▶ _Source records_:
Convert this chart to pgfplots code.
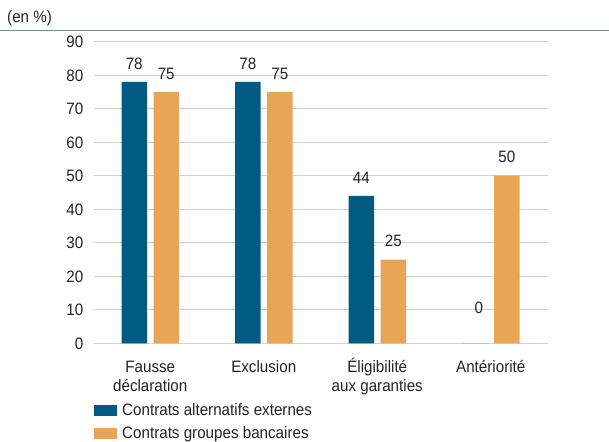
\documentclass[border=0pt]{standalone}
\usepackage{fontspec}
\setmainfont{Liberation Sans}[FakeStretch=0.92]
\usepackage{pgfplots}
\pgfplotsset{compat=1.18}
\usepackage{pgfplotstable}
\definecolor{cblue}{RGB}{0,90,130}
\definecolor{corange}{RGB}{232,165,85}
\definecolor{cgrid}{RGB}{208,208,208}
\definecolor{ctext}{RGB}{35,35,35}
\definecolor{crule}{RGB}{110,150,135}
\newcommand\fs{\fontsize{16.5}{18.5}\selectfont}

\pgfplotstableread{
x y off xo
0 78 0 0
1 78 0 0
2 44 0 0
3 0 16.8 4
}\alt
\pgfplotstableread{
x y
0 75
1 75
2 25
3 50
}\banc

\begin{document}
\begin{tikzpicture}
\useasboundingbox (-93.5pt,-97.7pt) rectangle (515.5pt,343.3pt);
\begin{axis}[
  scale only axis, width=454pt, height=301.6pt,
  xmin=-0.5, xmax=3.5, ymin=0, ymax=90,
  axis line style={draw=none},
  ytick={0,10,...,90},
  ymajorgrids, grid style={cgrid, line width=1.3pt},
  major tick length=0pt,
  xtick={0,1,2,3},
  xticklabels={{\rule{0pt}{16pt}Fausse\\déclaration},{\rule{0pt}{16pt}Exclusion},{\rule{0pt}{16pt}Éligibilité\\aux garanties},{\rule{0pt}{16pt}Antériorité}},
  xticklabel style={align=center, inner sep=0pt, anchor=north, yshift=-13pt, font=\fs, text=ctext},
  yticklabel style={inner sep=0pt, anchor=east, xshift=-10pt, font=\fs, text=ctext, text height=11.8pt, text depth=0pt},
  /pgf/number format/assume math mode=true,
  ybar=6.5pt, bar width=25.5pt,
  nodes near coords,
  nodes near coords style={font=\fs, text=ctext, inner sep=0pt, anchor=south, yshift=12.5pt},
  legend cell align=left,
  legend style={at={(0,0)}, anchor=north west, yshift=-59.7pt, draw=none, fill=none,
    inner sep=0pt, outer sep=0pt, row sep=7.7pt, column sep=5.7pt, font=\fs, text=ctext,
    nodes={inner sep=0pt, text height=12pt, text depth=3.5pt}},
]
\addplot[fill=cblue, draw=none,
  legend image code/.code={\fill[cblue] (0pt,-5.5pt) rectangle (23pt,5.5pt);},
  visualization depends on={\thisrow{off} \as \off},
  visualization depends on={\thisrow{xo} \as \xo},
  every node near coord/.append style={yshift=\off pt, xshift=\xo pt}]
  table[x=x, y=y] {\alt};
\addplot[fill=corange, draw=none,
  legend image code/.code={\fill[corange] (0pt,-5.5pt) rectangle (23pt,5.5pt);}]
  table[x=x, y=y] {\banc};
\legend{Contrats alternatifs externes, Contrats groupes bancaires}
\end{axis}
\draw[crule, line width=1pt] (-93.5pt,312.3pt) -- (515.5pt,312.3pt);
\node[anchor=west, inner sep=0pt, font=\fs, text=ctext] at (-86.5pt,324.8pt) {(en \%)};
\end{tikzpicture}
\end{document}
* * *
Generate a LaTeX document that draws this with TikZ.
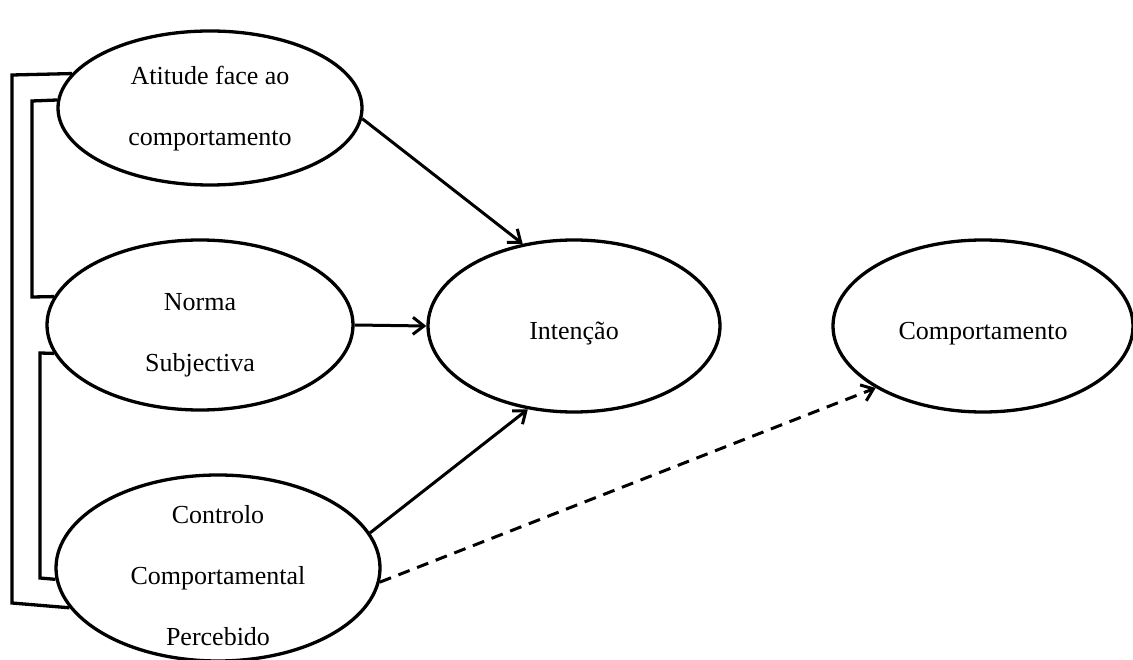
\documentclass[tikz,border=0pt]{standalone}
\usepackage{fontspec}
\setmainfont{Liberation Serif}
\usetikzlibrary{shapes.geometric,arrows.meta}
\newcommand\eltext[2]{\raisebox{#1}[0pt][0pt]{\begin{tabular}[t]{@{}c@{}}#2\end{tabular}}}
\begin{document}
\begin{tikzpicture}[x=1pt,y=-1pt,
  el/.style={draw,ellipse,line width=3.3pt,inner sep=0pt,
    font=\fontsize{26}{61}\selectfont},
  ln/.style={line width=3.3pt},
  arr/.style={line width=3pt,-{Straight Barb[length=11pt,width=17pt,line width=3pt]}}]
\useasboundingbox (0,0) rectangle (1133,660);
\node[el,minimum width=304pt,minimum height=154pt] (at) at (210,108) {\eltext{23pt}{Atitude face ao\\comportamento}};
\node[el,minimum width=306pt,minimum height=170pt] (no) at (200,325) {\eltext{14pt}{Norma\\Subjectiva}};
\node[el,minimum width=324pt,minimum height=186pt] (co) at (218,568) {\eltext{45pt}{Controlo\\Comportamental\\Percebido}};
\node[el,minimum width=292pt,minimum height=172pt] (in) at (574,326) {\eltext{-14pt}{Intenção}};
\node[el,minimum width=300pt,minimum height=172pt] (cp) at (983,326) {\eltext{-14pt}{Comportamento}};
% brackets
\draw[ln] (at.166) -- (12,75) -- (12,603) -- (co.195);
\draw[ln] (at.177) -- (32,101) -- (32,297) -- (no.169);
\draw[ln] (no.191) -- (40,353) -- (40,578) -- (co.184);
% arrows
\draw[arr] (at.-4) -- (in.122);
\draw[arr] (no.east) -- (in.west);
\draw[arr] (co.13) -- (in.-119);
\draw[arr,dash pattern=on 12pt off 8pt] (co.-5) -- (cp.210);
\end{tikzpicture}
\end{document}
--
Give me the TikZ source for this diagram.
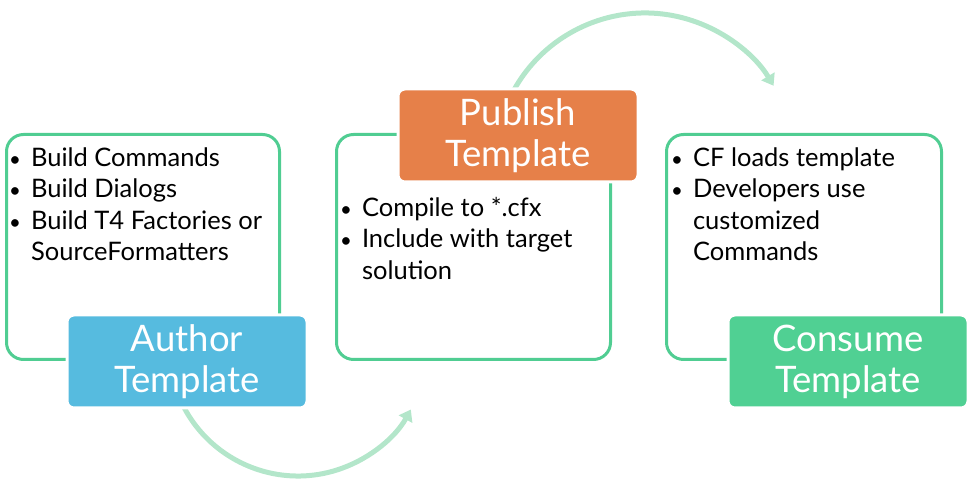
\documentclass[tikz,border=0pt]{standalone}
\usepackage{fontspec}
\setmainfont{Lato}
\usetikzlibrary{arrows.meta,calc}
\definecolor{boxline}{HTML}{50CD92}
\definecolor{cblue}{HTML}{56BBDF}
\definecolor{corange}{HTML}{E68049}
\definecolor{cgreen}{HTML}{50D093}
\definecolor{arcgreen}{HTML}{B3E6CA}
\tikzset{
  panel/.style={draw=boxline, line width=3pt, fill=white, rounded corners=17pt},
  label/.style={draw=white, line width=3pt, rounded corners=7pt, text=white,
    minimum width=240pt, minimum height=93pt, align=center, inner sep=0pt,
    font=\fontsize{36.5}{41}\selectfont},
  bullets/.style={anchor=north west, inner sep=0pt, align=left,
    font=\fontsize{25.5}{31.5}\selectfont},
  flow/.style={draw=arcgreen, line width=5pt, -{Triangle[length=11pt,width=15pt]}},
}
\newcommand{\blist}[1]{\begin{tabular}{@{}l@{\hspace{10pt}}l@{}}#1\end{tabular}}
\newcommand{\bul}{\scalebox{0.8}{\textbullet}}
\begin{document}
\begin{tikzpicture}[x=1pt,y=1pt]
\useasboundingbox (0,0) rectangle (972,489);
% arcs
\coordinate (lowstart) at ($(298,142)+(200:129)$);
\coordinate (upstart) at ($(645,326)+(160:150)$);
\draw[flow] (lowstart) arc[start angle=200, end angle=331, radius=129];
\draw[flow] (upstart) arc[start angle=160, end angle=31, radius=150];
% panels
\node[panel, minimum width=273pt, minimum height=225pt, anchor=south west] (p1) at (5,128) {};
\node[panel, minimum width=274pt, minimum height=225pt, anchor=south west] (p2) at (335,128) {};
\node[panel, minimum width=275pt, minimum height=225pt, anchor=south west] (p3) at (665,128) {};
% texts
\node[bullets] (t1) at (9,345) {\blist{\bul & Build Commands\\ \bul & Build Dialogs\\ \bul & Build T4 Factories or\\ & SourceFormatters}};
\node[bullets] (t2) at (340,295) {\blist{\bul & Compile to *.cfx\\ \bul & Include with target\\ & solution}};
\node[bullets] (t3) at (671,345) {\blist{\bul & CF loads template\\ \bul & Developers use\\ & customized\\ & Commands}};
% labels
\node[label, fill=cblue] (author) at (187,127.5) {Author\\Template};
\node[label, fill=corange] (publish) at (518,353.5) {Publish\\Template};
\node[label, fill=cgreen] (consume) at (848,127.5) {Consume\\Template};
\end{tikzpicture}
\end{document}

▶ _TASK STATEMENT_: Report only the count of lines that include the string "with".

▶ _RESPONSE TO THE TASK_: 2